There’s no need to meet. Nature and capitalism have already conspired to accomplish this.
Since the treaty was signed and adopted, U.N. climate czars have determined that a greenhouse-gas-induced warming of 2.0 degrees Celsius (3.6 degrees Fahrenheit) is the threshold at which climate change becomes dangerous. They also ruled that we’ve already raised the temperature 0.6 degrees Celsius since the mid-19th century.
That’s highly debatable, but let’s stipulate it. We can therefore accrue only 1.4 degrees Celsius more warming before we cross that threshold.
The U.N. estimates various amounts of total warming for what they call Representative Concentration Pathways of greenhouse gases, based upon what they used to call “storylines for economic development.” The highest pathway assumes that humanity will basically continue the same fuel mix of today through exponential economic growth.
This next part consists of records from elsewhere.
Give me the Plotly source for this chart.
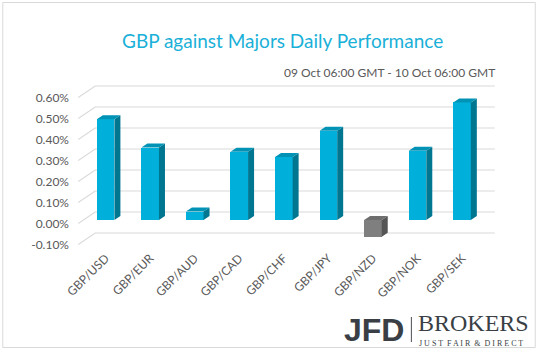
import plotly.graph_objects as go

categories = ["GBP/USD", "GBP/EUR", "GBP/AUD", "GBP/CAD", "GBP/CHF",
              "GBP/JPY", "GBP/NZD", "GBP/NOK", "GBP/SEK"]
values = [0.48, 0.345, 0.04, 0.325, 0.30, 0.425, -0.08, 0.33, 0.56]
tick_vals = [-0.1, 0.0, 0.1, 0.2, 0.3, 0.4, 0.5, 0.6]
title_text = "GBP against Majors Daily Performance"
subtitle_text = "09 Oct 06:00 GMT - 10 Oct 06:00 GMT"

W, H = 538, 351
# plot area in pixels
PL, PR, PT, PB = 77.8, 495.2, 80, 245
XR = [-0.62, 8.74]
YR = [-0.119, 0.6667]
px_per_x = (PR - PL) / (XR[1] - XR[0])
px_per_y = (PB - PT) / (YR[1] - YR[0])

BW = 0.395
DX = 6 / px_per_x
DY = 4 / px_per_y
BACK_SHIFT = 8 / px_per_y      # back wall gridlines above bar baseline
LABEL_SHIFT = -3.5 / px_per_y  # front labels below bar baseline
BACK_LEFT = XR[0] + (95 - PL) / px_per_x
BACK_RIGHT = XR[0] + (495 - PL) / px_per_x
FRONT_LEFT = XR[0] + 0.2 / px_per_x

xs = list(range(len(categories)))
pos = [v >= 0 for v in values]

front_cols = ["#00B0DA" if p else "#7F7F7F" for p in pos]

fig = go.Figure()

# gridlines (side wall diagonal + back wall) as shapes below the bars
shapes = []
for t in tick_vals:
    path = (f"M {FRONT_LEFT},{t + LABEL_SHIFT} L {BACK_LEFT},{t + BACK_SHIFT} "
            f"L {BACK_RIGHT},{t + BACK_SHIFT}")
    shapes.append(dict(type="path", xref="x", yref="y", path=path,
                       line=dict(color="#D9D9D9", width=1.1), layer="below"))

# front faces
fig.add_trace(go.Bar(x=xs, y=values, width=BW, marker=dict(color=front_cols, line=dict(width=0)),
                     showlegend=False))

def faces(sel):
    sx, sy, tx, ty = [], [], [], []
    for x, v, p in zip(xs, values, pos):
        if p != sel:
            continue
        top, bot = max(v, 0), min(v, 0)
        r = x + BW / 2
        l = x - BW / 2
        sx += [r, r + DX, r + DX, r, r, None]
        sy += [bot, bot + DY, top + DY, top, bot, None]
        tx += [l, l + DX, r + DX, r, l, None]
        ty += [top, top + DY, top + DY, top, top, None]
    return sx, sy, tx, ty

for sel, side_c, top_c in [(True, "#007690", "#0093B5"), (False, "#555555", "#6E6E6E")]:
    sx, sy, tx, ty = faces(sel)
    if not sx:
        continue
    fig.add_trace(go.Scatter(x=sx, y=sy, mode="lines", fill="toself", fillcolor=side_c,
                             line=dict(width=0, color=side_c), hoverinfo="skip", showlegend=False))
    fig.add_trace(go.Scatter(x=tx, y=ty, mode="lines", fill="toself", fillcolor=top_c,
                             line=dict(width=0, color=top_c), hoverinfo="skip", showlegend=False))

# invisible trace on yaxis2 to carry front tick labels
fig.add_trace(go.Scatter(x=[None], y=[None], yaxis="y2", showlegend=False, hoverinfo="skip"))

def px_to_paper_x(px):
    return (px - PL) / (PR - PL)

def px_to_paper_y(py):
    return (PB - py) / (PB - PT)

shapes += [dict(type="rect", xref="paper", yref="paper",
                x0=px_to_paper_x(2.5), x1=px_to_paper_x(535.5),
                y0=px_to_paper_y(347.5), y1=px_to_paper_y(2.5),
                line=dict(color="#D9D9D9", width=1), fillcolor="rgba(0,0,0,0)", layer="below"),
           dict(type="line", xref="paper", yref="paper",
                x0=px_to_paper_x(411.5), x1=px_to_paper_x(411.5),
                y0=px_to_paper_y(342), y1=px_to_paper_y(317),
                line=dict(color="#4A4F55", width=1))]

fig.update_layout(
    width=W, height=H,
    margin=dict(l=PL, r=W - PR, t=PT, b=H - PB, pad=0),
    paper_bgcolor="white", plot_bgcolor="rgba(0,0,0,0)",
    font=dict(family="Lato, Carlito, Noto Sans, sans-serif", color="#595959", size=12),
    bargap=0,
    xaxis=dict(range=XR, tickmode="array", tickvals=xs, ticktext=categories,
               tickangle=-45, showgrid=False, zeroline=False, showline=False,
               ticks="", ticklabelstandoff=3,
               tickfont=dict(size=12, color="#595959"), fixedrange=True),
    yaxis=dict(range=YR, showgrid=False, zeroline=False, showticklabels=False,
               showline=False, ticks="", fixedrange=True),
    yaxis2=dict(range=[YR[0] - LABEL_SHIFT, YR[1] - LABEL_SHIFT], overlaying="y", side="left",
                tickmode="array", tickvals=tick_vals,
                ticktext=[f"{t:.2f}%" for t in tick_vals],
                showgrid=False, zeroline=False, showline=False, ticks="",
                ticklabelstandoff=8,
                tickfont=dict(size=12, color="#595959"), fixedrange=True),
    shapes=shapes,
    annotations=[
        dict(text=title_text, xref="paper", yref="paper", x=px_to_paper_x(282), y=px_to_paper_y(40),
             xanchor="center", yanchor="middle", showarrow=False,
             font=dict(size=19, color="#1AB0D8", family="Lato, Carlito, sans-serif")),
        dict(text=subtitle_text, xref="paper", yref="paper", x=px_to_paper_x(497), y=px_to_paper_y(73),
             xanchor="right", yanchor="middle", showarrow=False,
             font=dict(size=12, color="#595959")),
        dict(text="<b>JFD</b>", xref="paper", yref="paper", x=px_to_paper_x(406), y=px_to_paper_y(329.5),
             xanchor="right", yanchor="middle", showarrow=False,
             font=dict(size=32, color="#3A3F45", family="Liberation Sans, Arial, sans-serif")),
        dict(text="BROKERS", xref="paper", yref="paper", x=px_to_paper_x(416), y=px_to_paper_y(338),
             xanchor="left", yanchor="bottom", showarrow=False,
             font=dict(size=24, color="#3A3F45", family="Liberation Serif, Times New Roman, serif")),
        dict(text="J U S T  F A I R  &amp;  D I R E C T", xref="paper", yref="paper",
             x=px_to_paper_x(471), y=px_to_paper_y(337),
             xanchor="center", yanchor="top", showarrow=False,
             font=dict(size=8, color="#3A3F45", family="Liberation Serif, Times New Roman, serif")),
    ],
)

fig.write_html("out.html")
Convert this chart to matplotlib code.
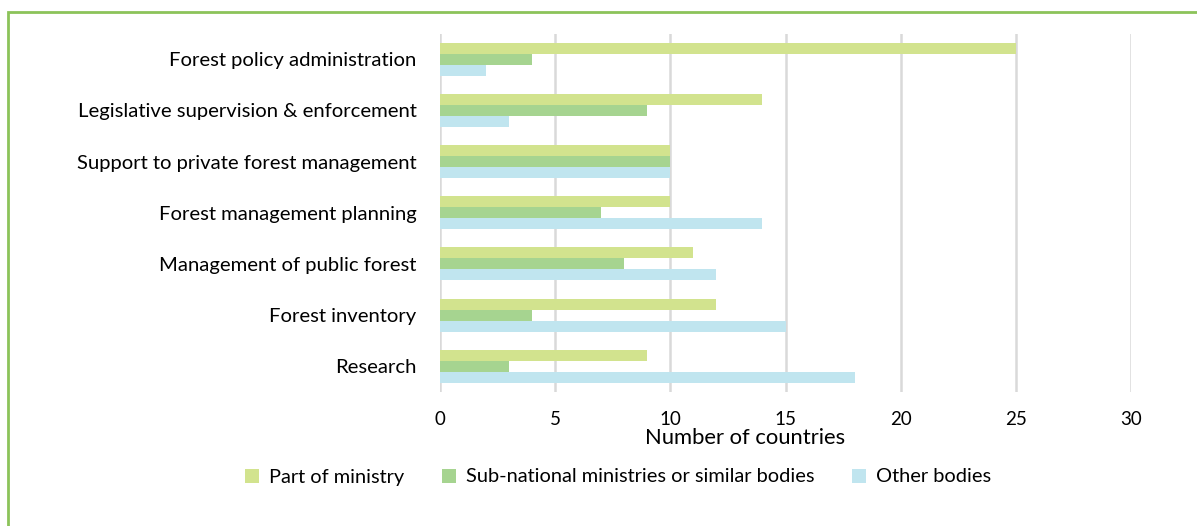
import matplotlib
matplotlib.use("Agg")
import matplotlib.pyplot as plt
import numpy as np
from matplotlib.patches import Rectangle

categories = [
    "Forest policy administration",
    "Legislative supervision & enforcement",
    "Support to private forest management",
    "Forest management planning",
    "Management of public forest",
    "Forest inventory",
    "Research",
]
part_of_ministry = [25, 14, 10, 10, 11, 12, 9]
sub_national = [4, 9, 10, 7, 8, 4, 3]
other_bodies = [2, 3, 10, 14, 12, 15, 18]
series_names = ["Part of ministry", "Sub-national ministries or similar bodies", "Other bodies"]
colors = ["#d2e38e", "#a6d490", "#c0e5ef"]

plt.rcParams["font.family"] = ["Lato", "DejaVu Sans"]

fig = plt.figure(figsize=(11.97, 5.26), dpi=100)
ax = fig.add_axes([440 / 1197, 1 - 392 / 526, (1131 - 440) / 1197, (392 - 33.5) / 526])

y = np.arange(len(categories))
h = 0.215
for i, (vals, name, col) in enumerate(zip([part_of_ministry, sub_national, other_bodies], series_names, colors)):
    ax.barh(y + (i - 1) * h, vals, height=h, color=col, label=name, zorder=3)

ax.set_ylim(len(categories) - 0.5, -0.5)
ax.set_xlim(0, 30)
ax.set_xticks(range(0, 31, 5))
ax.set_yticks(y)
ax.set_yticklabels(categories, fontsize=14.6)
ax.tick_params(axis="y", length=0, pad=17)
ax.tick_params(axis="x", length=0, pad=14, labelsize=13.5)
ax.grid(axis="x", color="#d9d9d9", linewidth=1.8, zorder=0)
for s in ax.spines.values():
    s.set_visible(False)

fig.text(745 / 1197, 1 - 438 / 526, "Number of countries", ha="center", va="center", fontsize=15.8)

fig.legend(loc="center", bbox_to_anchor=(618 / 1197, 1 - 477 / 526), ncol=3, frameon=False,
           fontsize=14.4, handlelength=0.7, handleheight=0.7, handletextpad=0.5, columnspacing=1.9)

# green frame on top and left
fig.patches.append(Rectangle((8 / 1197, -0.1), 1.2, 1 - 11.5 / 526 + 0.1, transform=fig.transFigure,
                             fill=False, edgecolor="#8cc35a", linewidth=2))

fig.savefig("out.png", dpi=100)
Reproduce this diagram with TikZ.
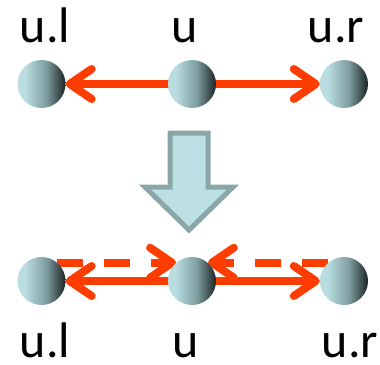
\documentclass[tikz,border=0pt]{standalone}
\usepackage{fontspec}
\setmainfont{Carlito}
\usetikzlibrary{arrows.meta,backgrounds}

\definecolor{ballLight}{HTML}{B9DDE0}
\definecolor{ballMid}{HTML}{7E9DA0}
\definecolor{ballDark}{HTML}{1C2424}
\definecolor{linkRed}{HTML}{FF3D00}
\definecolor{bigFill}{HTML}{BDE0E4}
\definecolor{bigEdge}{HTML}{8AA6A7}

% left-to-right ball shading (the path maps onto 25bp..75bp)
\pgfdeclarehorizontalshading{ballshade}{100bp}{%
  color(0bp)=(ballLight); color(33bp)=(ballLight); color(55bp)=(ballMid);
  color(75bp)=(ballDark); color(100bp)=(ballDark)}

\tikzset{
  ball/.style={circle, minimum size=48pt, inner sep=0pt, shading=ballshade},
  lbl/.style={anchor=base, inner sep=0pt, text depth=0pt,
    font=\fontsize{50}{56}\selectfont},
  link/.style={draw=linkRed, line width=8pt, line cap=round,
    -{Straight Barb[length=22pt, width=30pt, round]}},
  dlink/.style={link, dash pattern=on 26pt off 21pt, line cap=butt},
  bigarrow/.style={draw=bigEdge, fill=bigFill, line width=5pt, line join=miter},
}

\begin{document}
\begin{tikzpicture}[x=1pt, y=-1pt]
\useasboundingbox (0,0) rectangle (380,364);

% top row
\node[lbl] (tl) at (45,42) {u.l};
\node[lbl] (tm) at (185,42) {u};
\node[lbl] (tr) at (336,42) {u.r};
\node[ball] (l1) at (41.5,84) {};
\node[ball] (m1) at (192,84) {};
\node[ball] (r1) at (344,84) {};

% transition arrow
\draw[bigarrow] (170,133) -- (208,133) -- (208,187) -- (233,187)
  -- (189,230) -- (145,187) -- (170,187) -- cycle;

% bottom row
\node[ball] (l2) at (41.5,281) {};
\node[ball] (m2) at (192,281) {};
\node[ball] (r2) at (344,281) {};
\node[lbl] (bl) at (45,357) {u.l};
\node[lbl] (bm) at (186,357) {u};
\node[lbl] (br) at (350,357) {u.r};

\begin{pgfonlayer}{background}
  \draw[link] (m1) -- (l1);
  \draw[link] (m1) -- (r1);
  \draw[link] (m2) -- (l2);
  \draw[link] (m2) -- (r2);
  \draw[dlink] (l2.49) -- (m2.131);
  \draw[dlink] (r2.131) -- (m2.49);
\end{pgfonlayer}
\end{tikzpicture}
\end{document}
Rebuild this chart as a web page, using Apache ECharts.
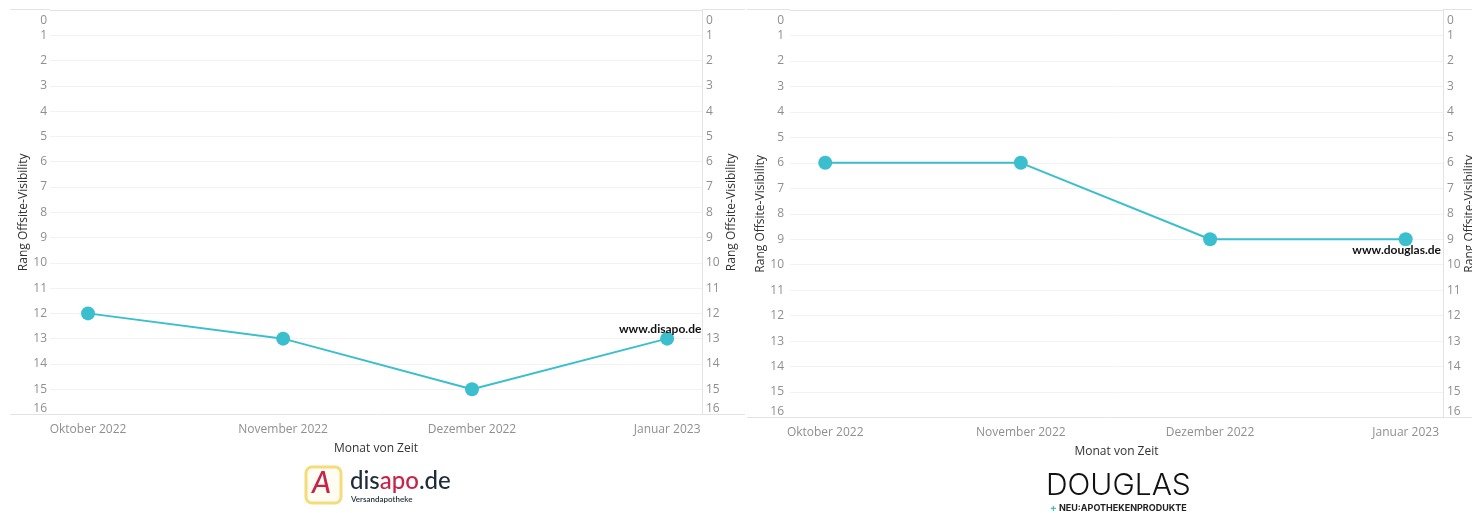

If the world were on that path, the U.N. says, total warming by 2100 would be about 4.5 degrees Celsius, far into their putative danger zone. A whopping 3.9 degrees Celsius of that will be in the remainder of this century, because of the 0.6 degrees Celsius we’ve already experienced.
(2100 is a nice but arbitrary endpoint. Energy-wise, no one has a clue what the world will look like then, so it’s useless to speculate beyond.)